Perhaps the most valuable Sun on this night was a man who contributed just three points in 31 minutes, but if there ever were a reason not to judge players by how many points they score just pop in the film of Grant Hill tonight. The 37-year-old did everything else.
Along with the three points, you will find a game-high 12 rebounds, four assists, two steals and two blocks — one a monster denial of Jerryd Bayless at the end of the half — in Mr. Hill’s stat line. Oh yeah, he also played sticky defense (see the stats of Portland’s lead guards), and was a game-best plus 26. You think Hill could taste the second round?
The best subplot of the series was how after 15 years in the NBA Grant Hill has finally won a playoff series, a journey that J.A. Adande beautifully foreshadowed earlier Thursday.
“It made me cry, Craig,” Hill joked to TNT’s Craig Sager. “No, I’m just happy. Really it’s more for the guys on the team, for the young guys to get some playoff experience. I’m done worrying about my legacy. I’ve just got to get the Stoudmeire legacy going, and hopefully we’re not done.”
It was a classic Hill answer, but I think he’s veiling what this really means to him. He may have thought he’d never reach the second round when his ankles turned to jelly, and after re-signing with a Suns team that few thought would be in this position he couldn’t have known that this would finally be the year.
On the offensive end, Jason Richardson exploded for 28 points on 10-for-16 shooting from the field and 5-for-8 shooting on threes, including 19 in the first half.
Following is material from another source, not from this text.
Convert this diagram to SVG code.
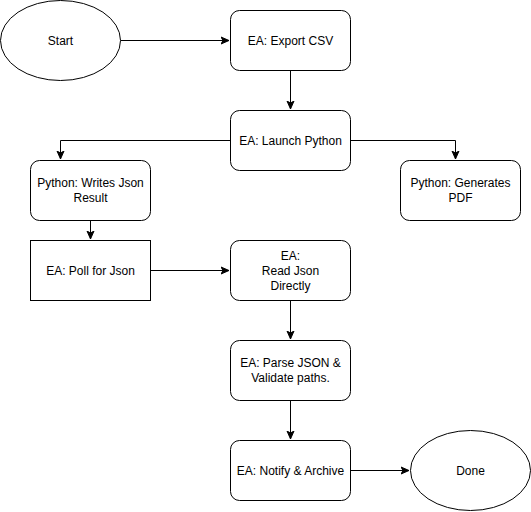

He once again was a barometer for the Suns this series after they went 26-4 in the regular season when he scored at least 20 points by averaging 28.0 ppg on 60 percent shooting from the field and 62 percent shooting from three in the four wins, compared to 14.5 ppg on 35.7 percent field-goal shooting and 28.6 percent shooting from deep in the losses. The Suns not surprisingly were a perfect 3-0 when he hit the magic 20 mark.
Off the bench Goran Dragic played his best game of the series with 10 points, three assists and no turnovers (Suns not named Nash or Stoudemire turned it over just twice), and Jared Dudley came up with 12 huge points to go with a couple blocks and a steal. He scored five quick points at the end of the third after Portland had cut the lead to four — hitting a three that he got fouled on and then drawing a foul on a rebound at the other end for free throws — that helped stem a Portland run as well.
“We have a calmness about us,” Gentry said. “Our bench has the ability to do things for us to keep us in games. I thought that Goran and those guys, LB… They kept us to the point where we didn’t want to play Steve and those guys for the last 10 minutes.”
Whereas Phoenix’s previous wins in the series resulted in some Portland’s biggest blowout losses of the season, this game really came down to grit. The Suns’ superstar was at less than his best but came up with the big plays when his team needed them, and Phoenix made a run right when Portland had demolished its lead.
The Suns were the tougher team at the end, with Grant Hill defending all over the floor, holding a team on the brink of elimination without a basket for a good chunk of the fourth quarter.
The Blazers put up a good fight, but in the end they just didn’t have the firepower to match the Suns, especially when Phoenix started to play playoff-caliber defense. Phoenix shut down Portland’s scorers and forced role players to beat them, and they just couldn’t.
Looking ahead to San Antonio, I would be shocked if we see three blowouts again. Instead I would expect the Suns to need to use the formula they rode to this series-clinching victory: tough defense, timely threes and execution down the stretch.
Sounds a bit like the Spurs, doesn’t it?